Monday, March 15, 2010

Croquettes de pommes de terre/Potato Puffs


SUNDAY, MARCH 7, 2010

We have a friend with a massive garden. Among the things he grows are something like 16 varieties of potatoes! Little ones, big ones, waxy ones, ones for baking, yellow, white, and some with a deep purple center with a white ring around the outside. Beautiful! I’ve used them for roasting and to make potato leek soup. Lydie has written a whole cookbook devoted soley to potatoes so I guess she knows her way around a potato. The cookbook of this project has only a few potato recipes. It’s the night of the Oscars and I thought it would be a good time to munch on croquettes de pommes de terre or potato puffs. I would be serving them along side a large salad. (My way of compensating for the fat consumed in the potatoes.)
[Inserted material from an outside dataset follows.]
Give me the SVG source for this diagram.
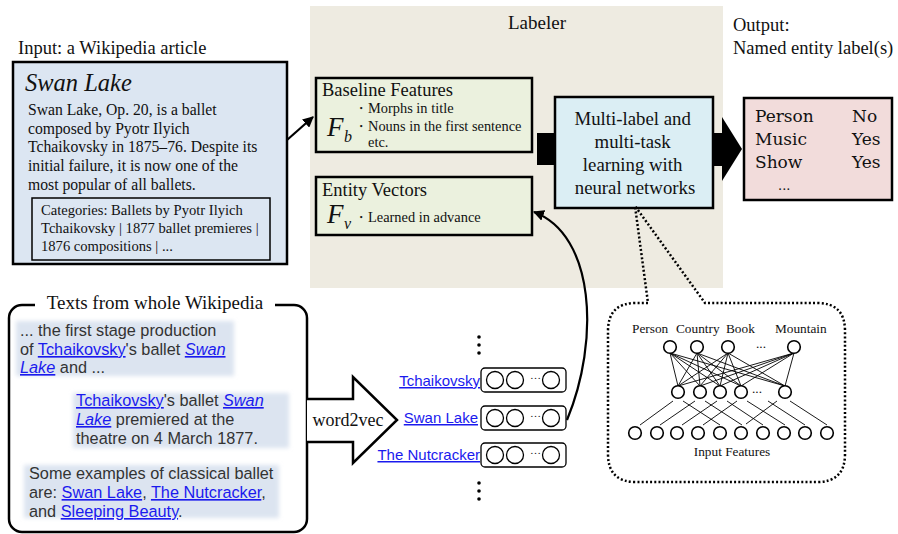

I’m not one to seek out deep frying experiences. For one thing, I hate to use all that oil only once and then discard it. I also try to avoid the calories and health risks of deep frying. Yes, I know that if you get the oil to the right temperature and flash fry the item it doesn’t really absorb that much oil.

So, I have to admit I entered this project with a few misgivings and with some half-hearted preparation. I only poured a couple of inches of vegetable oil into the skillet, not the quart of oil the recipe called for. Secondly, I’ve never invested in a thermometer for deep frying seeing as how I never thought I’d be doing much of it. So, I didn’t really know if I got the oil hot enough.

Well, the result reflected my ambivalence. The potatoes were tasty, but, to my taste, a little greasy. The one thing that amazed me once again is the alchemy of mashed potatoes and flour. Incredibly, these two ingredients resulted in a dough one could quite easily roll out and cut with a cookie cutter into rounds to be deep fried.

In the hands of a deep frying aficionado perhaps this would be a nice recipe. Me, I think I will leave the deep frying to someone else.